Finding our role models


By Tinky Ningombam

As children we have lived fantastical lives. We have had imaginary friends, had conversations with imaginary characters and acted like rock-stars, superheroes or movie actors! The moment there was a new character that interested us, we were ready to emulate it. Some of us mimicked super-villains or psychopaths, disturbingly so! But no matter what or who we pretended to be, a princess, a caterpillar or a jumping frog, we lived these characters as truly as they were our own. So was and is one of the first artistic and creative things of our childhood – ROLE-PLAYING

When a child starts to role-play, the child’s mind opens up to relate to a different reality than his/her own, the beginning of imagining things that are NOT and yet which is quite plausible. Out of all the things that we act out to be, we have our favorites, characters or people that affect us. People that become our role-models.


Role models are people/characters that influences someone. Now who a kid picks as his/her role model is most of the time up to what and who he/she is exposed to. And how much one can control a kid is better left to be answered by experienced parents, who might espouse, is one of the herculean tasks in life. However, role-models are no doubt, one of the most important things that shape our life. Some kids search for role models in their parents, their teachers or more easily nowadays through major entertainment channels.

The great Greek philosopher Aristotle is known to have said that it is the moral duty of every citizen to act as a good role model. Well, we know how that pans out. We might not be blessed with magnanimous role-models in our family or community and hence kids turn to movie-stars or sportsmen, people who are in the public eye.

And we never really grow out of this tendency even as adults. Even till we are full grown, we search for role-models, for idols to lead us by example. Someone or something that we want to be. It can be literal or symbolic. We might try to be as fierce as a tiger, as mystical as a dragon. But in all these soul-searching yearning for a role model, somewhere somehow, what we adored or looked up to for inspiration in our childhood has a deeper impact than what we give credit to.
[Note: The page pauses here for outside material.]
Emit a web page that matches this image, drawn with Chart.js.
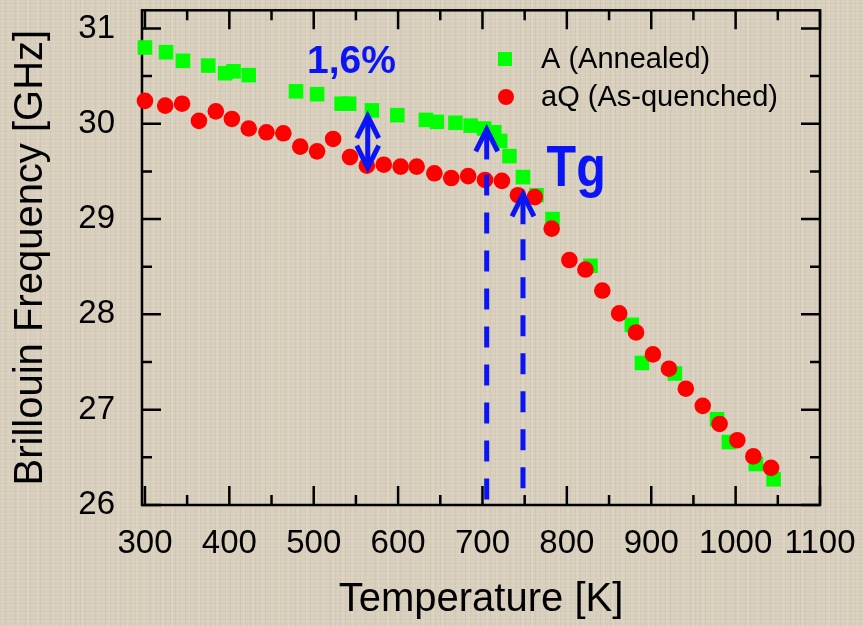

I believe that the most interesting part of a person’s life is the impressionable age of childhood: a time when one is free from biases, from drudgeries of normal life, from existential questions. And somehow it is this age that people tend to leave indelible memories that shape our future life.

Now how many of us tell our kids of real role- models? Of people who are just intelligent or honest farmers or social workers who have made a difference?  We clearly don’t because these are not glamorous people and they do not have glamorous jobs.  Somehow, we give dreams for kids about owning big fat cars and big huge mansions. We dress them up and give them dreams of princesses with tiaras and pom-pom dresses.  Only for the kid to find out some years later that normal people do not live in palaces or swim in a room full of gold coins or are millionaires like Bat-Man. What can be more depressing for a kid to finally own up to a normal boring life? To break this fantastical bubble.

And by all means, I do not imply that we cannot own big fat cars or live in huge mansions. Just that these are not the only goals in life to strive for. Hence, my grudge is not against mythical characters, not against super-humans, but against the lack of advice that kids get from real people about real stories that are more impressive and beautiful. I believe that we will leave a better place if we start by telling our kids about the brave fights we face in our own lives, the great stories of our forefathers, the tales of all the strong women who chose to own their destiny… these are the role models that kids should have. And most importantly, we need to become them.

“When a young person, even a gifted one, grows up without proximate living examples of what she may aspire to become–whether lawyer, scientist, artist, or leader in any realm–her goal remains abstract. Such models as appear in books or on the news, however inspiring or revered, are ultimately too remote to be real, let alone influential. But a role model in the flesh provides more than inspiration; his or her very existence is confirmation of possibilities one may have every reason to doubt, saying, `Yes, someone like me can do this.”  — Sonia Sotomayor, the first Hispanic and third woman appointed to the United States Supreme Court.